Repeat exactly what appears from the opening line of the listing to the line with "from matplotlib.lines import Line2D", inclusive.

### Data block
━━━━━━

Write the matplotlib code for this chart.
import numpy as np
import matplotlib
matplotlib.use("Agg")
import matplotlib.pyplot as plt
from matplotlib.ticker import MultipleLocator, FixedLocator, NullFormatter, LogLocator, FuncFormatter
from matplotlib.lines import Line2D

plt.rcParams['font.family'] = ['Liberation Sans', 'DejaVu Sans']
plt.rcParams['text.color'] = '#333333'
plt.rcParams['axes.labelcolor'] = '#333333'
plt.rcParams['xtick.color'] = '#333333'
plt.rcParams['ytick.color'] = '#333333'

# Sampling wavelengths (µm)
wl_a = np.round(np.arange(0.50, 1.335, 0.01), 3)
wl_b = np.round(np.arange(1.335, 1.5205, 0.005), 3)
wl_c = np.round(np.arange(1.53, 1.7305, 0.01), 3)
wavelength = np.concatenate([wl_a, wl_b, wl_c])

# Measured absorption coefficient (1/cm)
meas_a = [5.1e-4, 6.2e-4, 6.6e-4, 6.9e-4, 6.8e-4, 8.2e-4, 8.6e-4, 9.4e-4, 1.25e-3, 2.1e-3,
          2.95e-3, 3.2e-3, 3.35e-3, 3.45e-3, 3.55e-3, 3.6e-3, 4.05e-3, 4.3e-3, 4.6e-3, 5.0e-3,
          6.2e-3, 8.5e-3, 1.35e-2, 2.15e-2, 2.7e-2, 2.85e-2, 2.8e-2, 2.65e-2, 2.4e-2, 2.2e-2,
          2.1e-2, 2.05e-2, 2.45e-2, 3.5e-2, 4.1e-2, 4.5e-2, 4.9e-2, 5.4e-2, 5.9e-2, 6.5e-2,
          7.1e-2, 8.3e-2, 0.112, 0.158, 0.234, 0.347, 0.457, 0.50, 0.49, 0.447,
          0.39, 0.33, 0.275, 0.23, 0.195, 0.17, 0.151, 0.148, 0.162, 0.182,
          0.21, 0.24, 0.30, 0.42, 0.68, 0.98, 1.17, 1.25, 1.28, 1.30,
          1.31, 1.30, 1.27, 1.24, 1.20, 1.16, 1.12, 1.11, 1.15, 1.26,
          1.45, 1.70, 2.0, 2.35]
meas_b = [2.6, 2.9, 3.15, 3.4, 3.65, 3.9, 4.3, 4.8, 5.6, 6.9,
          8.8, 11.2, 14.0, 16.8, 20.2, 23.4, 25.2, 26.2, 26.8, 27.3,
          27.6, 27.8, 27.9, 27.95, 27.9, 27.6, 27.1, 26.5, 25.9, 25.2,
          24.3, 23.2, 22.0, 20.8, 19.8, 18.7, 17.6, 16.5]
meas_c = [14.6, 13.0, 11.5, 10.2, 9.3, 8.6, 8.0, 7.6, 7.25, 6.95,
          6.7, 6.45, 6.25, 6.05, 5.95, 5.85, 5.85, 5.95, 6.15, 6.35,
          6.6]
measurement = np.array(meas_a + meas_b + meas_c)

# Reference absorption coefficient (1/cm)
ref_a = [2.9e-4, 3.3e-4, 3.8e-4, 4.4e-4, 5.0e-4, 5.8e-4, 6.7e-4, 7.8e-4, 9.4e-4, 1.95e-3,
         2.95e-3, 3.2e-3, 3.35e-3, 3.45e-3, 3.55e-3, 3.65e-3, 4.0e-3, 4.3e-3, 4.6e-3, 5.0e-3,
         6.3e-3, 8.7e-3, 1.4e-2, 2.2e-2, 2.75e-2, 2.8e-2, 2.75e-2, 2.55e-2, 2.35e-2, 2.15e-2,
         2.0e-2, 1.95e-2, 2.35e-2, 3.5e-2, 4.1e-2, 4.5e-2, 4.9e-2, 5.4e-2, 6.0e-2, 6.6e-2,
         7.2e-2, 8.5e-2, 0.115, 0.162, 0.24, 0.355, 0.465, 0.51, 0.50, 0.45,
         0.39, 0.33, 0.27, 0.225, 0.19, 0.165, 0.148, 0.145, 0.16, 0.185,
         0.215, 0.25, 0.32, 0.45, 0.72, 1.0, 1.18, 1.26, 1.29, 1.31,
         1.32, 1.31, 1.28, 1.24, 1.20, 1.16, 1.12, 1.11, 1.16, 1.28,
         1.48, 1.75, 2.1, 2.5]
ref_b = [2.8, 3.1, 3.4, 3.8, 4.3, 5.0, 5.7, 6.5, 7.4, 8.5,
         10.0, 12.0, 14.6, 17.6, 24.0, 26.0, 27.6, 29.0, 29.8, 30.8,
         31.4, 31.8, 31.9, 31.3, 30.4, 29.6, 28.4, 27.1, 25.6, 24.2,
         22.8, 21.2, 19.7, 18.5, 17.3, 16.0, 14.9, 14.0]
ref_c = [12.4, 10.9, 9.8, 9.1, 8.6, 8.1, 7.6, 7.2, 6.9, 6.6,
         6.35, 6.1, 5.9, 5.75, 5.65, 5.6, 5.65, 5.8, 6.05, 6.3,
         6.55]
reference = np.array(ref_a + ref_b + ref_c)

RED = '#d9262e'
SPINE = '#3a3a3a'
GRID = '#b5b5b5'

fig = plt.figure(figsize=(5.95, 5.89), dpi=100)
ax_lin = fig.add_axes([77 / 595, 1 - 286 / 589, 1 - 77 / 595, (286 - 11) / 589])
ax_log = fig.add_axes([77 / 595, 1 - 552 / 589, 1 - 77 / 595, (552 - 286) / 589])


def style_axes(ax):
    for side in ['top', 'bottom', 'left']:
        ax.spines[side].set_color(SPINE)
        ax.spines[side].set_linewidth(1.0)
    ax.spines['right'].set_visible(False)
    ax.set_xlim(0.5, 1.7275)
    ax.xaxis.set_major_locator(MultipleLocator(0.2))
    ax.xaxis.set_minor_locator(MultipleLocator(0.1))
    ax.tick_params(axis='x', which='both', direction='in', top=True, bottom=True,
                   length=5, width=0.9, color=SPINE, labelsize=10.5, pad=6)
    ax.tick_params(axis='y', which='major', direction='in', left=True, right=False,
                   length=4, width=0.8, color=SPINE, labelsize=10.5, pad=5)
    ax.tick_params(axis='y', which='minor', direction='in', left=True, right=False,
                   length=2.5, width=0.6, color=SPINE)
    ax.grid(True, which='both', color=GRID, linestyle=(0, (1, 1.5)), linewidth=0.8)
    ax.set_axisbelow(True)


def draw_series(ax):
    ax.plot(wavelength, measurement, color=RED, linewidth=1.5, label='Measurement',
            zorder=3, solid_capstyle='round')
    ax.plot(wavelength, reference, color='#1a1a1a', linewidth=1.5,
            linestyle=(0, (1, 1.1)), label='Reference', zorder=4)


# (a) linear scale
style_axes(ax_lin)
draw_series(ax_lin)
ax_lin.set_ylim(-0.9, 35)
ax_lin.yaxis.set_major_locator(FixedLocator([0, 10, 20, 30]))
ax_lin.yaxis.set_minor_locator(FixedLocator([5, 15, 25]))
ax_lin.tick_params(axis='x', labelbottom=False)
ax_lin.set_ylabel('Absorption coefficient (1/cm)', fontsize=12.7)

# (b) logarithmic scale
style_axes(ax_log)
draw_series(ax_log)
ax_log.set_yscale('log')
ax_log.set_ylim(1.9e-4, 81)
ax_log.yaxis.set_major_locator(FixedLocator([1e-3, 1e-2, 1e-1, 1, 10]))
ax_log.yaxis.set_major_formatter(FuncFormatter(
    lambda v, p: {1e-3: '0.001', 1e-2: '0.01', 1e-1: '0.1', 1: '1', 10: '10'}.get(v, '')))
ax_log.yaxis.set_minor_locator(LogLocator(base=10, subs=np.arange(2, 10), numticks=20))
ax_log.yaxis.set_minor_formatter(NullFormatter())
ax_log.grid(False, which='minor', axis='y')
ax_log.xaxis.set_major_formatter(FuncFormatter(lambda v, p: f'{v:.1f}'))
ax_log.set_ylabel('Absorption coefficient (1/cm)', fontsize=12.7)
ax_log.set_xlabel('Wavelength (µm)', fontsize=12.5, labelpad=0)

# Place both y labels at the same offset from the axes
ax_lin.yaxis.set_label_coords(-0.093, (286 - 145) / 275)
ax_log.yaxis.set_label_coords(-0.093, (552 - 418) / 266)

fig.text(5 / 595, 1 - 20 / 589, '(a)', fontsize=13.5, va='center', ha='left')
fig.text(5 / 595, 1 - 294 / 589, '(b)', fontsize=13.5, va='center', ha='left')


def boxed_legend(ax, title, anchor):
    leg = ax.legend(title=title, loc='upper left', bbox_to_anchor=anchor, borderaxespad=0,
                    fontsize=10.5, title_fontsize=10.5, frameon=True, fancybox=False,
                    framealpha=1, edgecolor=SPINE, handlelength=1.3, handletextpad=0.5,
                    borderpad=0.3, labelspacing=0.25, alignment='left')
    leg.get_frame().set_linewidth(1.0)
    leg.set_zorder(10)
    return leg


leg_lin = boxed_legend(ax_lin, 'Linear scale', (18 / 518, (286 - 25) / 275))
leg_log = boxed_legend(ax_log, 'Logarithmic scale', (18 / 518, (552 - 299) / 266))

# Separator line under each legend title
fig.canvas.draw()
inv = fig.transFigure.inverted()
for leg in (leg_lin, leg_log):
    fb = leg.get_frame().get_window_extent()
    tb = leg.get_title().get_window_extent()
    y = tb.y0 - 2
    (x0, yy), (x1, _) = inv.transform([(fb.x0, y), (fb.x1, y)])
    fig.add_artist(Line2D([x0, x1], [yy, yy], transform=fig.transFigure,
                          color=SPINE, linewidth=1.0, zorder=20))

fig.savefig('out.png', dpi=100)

━━━━━━

### Solution for this task
Write the matplotlib code for this chart.
import numpy as np
import matplotlib
matplotlib.use("Agg")
import matplotlib.pyplot as plt
from matplotlib.ticker import MultipleLocator, FixedLocator, NullFormatter, LogLocator, FuncFormatter
from matplotlib.lines import Line2D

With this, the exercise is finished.